In its 2025 Business Briefing, an annual report outlining its strategy, chief executive Toshihiro Mibe said that Honda was reducing its planned global investment in EVs by 30 per cent — to $67.5 billion (7 trillion yen) from $96.4 billion (10 trillion yen) — over the next roughly half-decade because EV adoption has fallen behind the company’s initial projections.
As a corollary shift in strategy, the company plans to instead increase its production of hybrid-electric vehicles, a technology that allows consumers the comforts of both internal combustion engines and battery-electric vehicles.
But that shift means that its comprehensive EV project in Canada, which Mibe said has a “central focus on batteries” is taking a back seat.
“We are reassessing our EV strategy and road map, including the plans for the product lineup and the timing of relevant investments, including the one to build a comprehensive EV value chain in Canada,” Mibe said according to a transcript of his speech accompanying the Business Briefing.
The company said last week that the two-year delay to its planned EV project in Canada is not a prelude to a cancellation.
The project was announced in April 2024 with an original timeline to begin production by 2028, and included an EV assembly plant, as well as battery-cell manufacturing and active cathode material plants.
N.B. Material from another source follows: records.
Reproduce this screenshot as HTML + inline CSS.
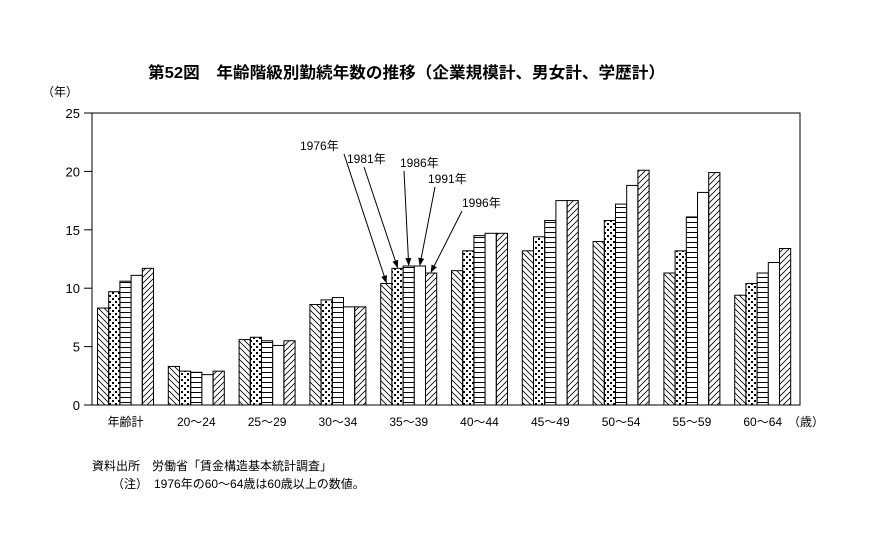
<!DOCTYPE html>
<html><head><meta charset="utf-8">
<style>
body{margin:0;background:#fff;}
svg text{font-family:"Liberation Sans","Noto Sans CJK JP",sans-serif;fill:#000;}
</style></head>
<body>
<svg id="c" width="871" height="536" xmlns="http://www.w3.org/2000/svg">
<defs>
<pattern id="p0" width="6" height="6" patternUnits="userSpaceOnUse"><path d="M-1,-1 L7,7 M-1,5 L1,7 M5,-1 L7,1" stroke="#000" stroke-width="0.8"/></pattern>
<pattern id="p1" width="6" height="6" patternUnits="userSpaceOnUse"><rect x="1" y="1" width="2" height="2" fill="#000"/><rect x="4" y="4" width="2" height="2" fill="#000"/></pattern>
<pattern id="p2" width="6" height="5" patternUnits="userSpaceOnUse"><path d="M0,2.5 L6,2.5" stroke="#000" stroke-width="1"/></pattern>
<pattern id="p3" width="6" height="6" patternUnits="userSpaceOnUse"><rect width="6" height="6" fill="#fff"/></pattern>
<pattern id="p4" width="6" height="6" patternUnits="userSpaceOnUse"><path d="M-1,7 L7,-1 M-1,1 L1,-1 M5,7 L7,5" stroke="#000" stroke-width="0.8"/></pattern>
<marker id="ah" markerWidth="8" markerHeight="8" refX="7" refY="4" orient="auto"><path d="M0,1 L8,4 L0,7 Z" fill="#000"/></marker>
</defs>
<text x="148" y="78" font-size="16" font-weight="bold" textLength="517" lengthAdjust="spacingAndGlyphs">第52図　年齢階級別勤続年数の推移（企業規模計、男女計、学歴計）</text>
<text x="42" y="96" font-size="12">（年）</text>
<g id="plot"></g>
<text x="92" y="470" font-size="12">資料出所　労働省「賃金構造基本統計調査」</text>
<text x="112" y="488" font-size="12">（注）　1976年の60～64歳は60歳以上の数値。</text>
<text x="788" y="426" font-size="12">（歳）</text>
</svg>
<script>
const categories=["年齢計","20～24","25～29","30～34","35～39","40～44","45～49","50～54","55～59","60～64"];
const years=["1976年","1981年","1986年","1991年","1996年"];
const s1976=[8.3,3.3,5.6,8.6,10.4,11.5,13.2,14.0,11.3,9.4];
const s1981=[9.7,2.9,5.8,9.0,11.7,13.2,14.4,15.8,13.2,10.4];
const s1986=[10.6,2.8,5.5,9.2,11.9,14.5,15.8,17.2,16.1,11.3];
const s1991=[11.1,2.6,5.1,8.4,11.9,14.7,17.5,18.8,18.2,12.2];
const s1996=[11.7,2.9,5.5,8.4,11.3,14.7,17.5,20.1,19.9,13.4];
const yTicks=[0,5,10,15,20,25];
const series=[s1976,s1981,s1986,s1991,s1996];
const NS="http://www.w3.org/2000/svg";
const L=92,R=800,T=113,B=405,YMAX=25;
const y=v=>B-(v/YMAX)*(B-T);
const gw=(R-L)/categories.length, bw=11.2;
const x=(ci,si)=>L+ci*gw+5.5+si*bw;
const g=document.getElementById('plot');
function mk(t,a){const e=document.createElementNS(NS,t);for(const k in a)e.setAttribute(k,a[k]);g.appendChild(e);return e;}
const fr=mk('rect',{x:L,y:T,width:R-L,height:B-T,fill:'none',stroke:'#000','stroke-width':1});


yTicks.forEach(v=>{
 const l=mk('line',{x1:L-8,x2:L,y1:y(v),y2:y(v),stroke:'#000'});
 
 
 const t=mk('text',{x:L-12,y:y(v)+5,'font-size':13,'text-anchor':'end'});t.textContent=v;
 
 
});
categories.forEach((c,ci)=>{
 series.forEach((s,si)=>{
  const r=mk('rect',{x:x(ci,si),y:y(s[ci]),width:bw,height:B-y(s[ci]),fill:'url(#p'+si+')',stroke:'#000','stroke-width':1});
  
  
 });
 const t=mk('text',{x:x(ci,0)+2.5*bw,y:426,'font-size':12,'text-anchor':'middle'});t.textContent=c;
 
 
});
const labPos=[[300,150],[347,163],[400,167],[428,183],[462,207]];
const ci=4;
years.forEach((yr,si)=>{
 const bx=x(ci,si)+bw/2, by=y(series[si][ci])-1;
 const [lx,ly]=labPos[si];
 const t=mk('text',{x:lx,y:ly,'font-size':12});t.textContent=yr;
 
 
 const sx=[344,364,404,435,462][si], sy=ly+4;
 const ln=mk('line',{x1:sx,y1:sy,x2:bx,y2:by,stroke:'#000','stroke-width':1,'marker-end':'url(#ah)'});
 
 
});
</script>
</body></html>
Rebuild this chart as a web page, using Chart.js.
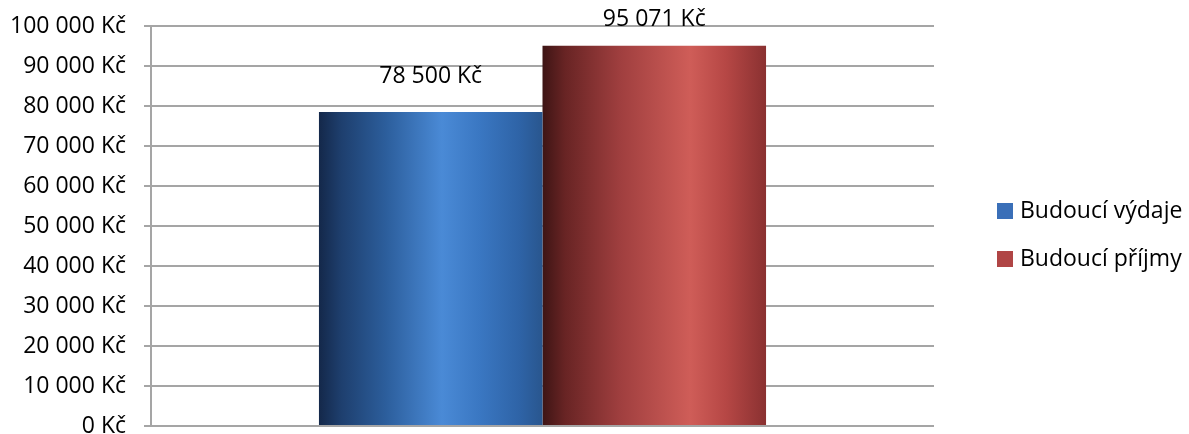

A battery recycling operation was also a possibility.
The overall project was expected to have eventual production capacity of 240,000 EVs per year, and had attracted federal and provincial government support, such as tax credits, that were expected to defray $5 billion of direct and indirect costs.
Mibe said Tuesday that the project in Alliston, Ont. — where Honda has produced vehicles since 1986 — is still key to Honda’s electrification plans.
“One of our goals with this project is to take batteries in-house, as the core of electrification technology,” he said.
But Mibe added that electrification cannot be Honda’s responsibility alone, and must be done in collaboration with other companies and governments of various countries.
He added that “environmental regulations, which had been the premise of widespread adoption of EVs” are being relaxed in both the U.S. and Europe.
In the U.S., long the export destination for the majority of Honda vehicles produced in Canada, President Donald Trump has said he wants to roll back the electric vehicle transition by cancelling legislation that provided incentives for companies to build EV supply chains in that country, as well as consumer incentives that offset the cost of purchasing EVs.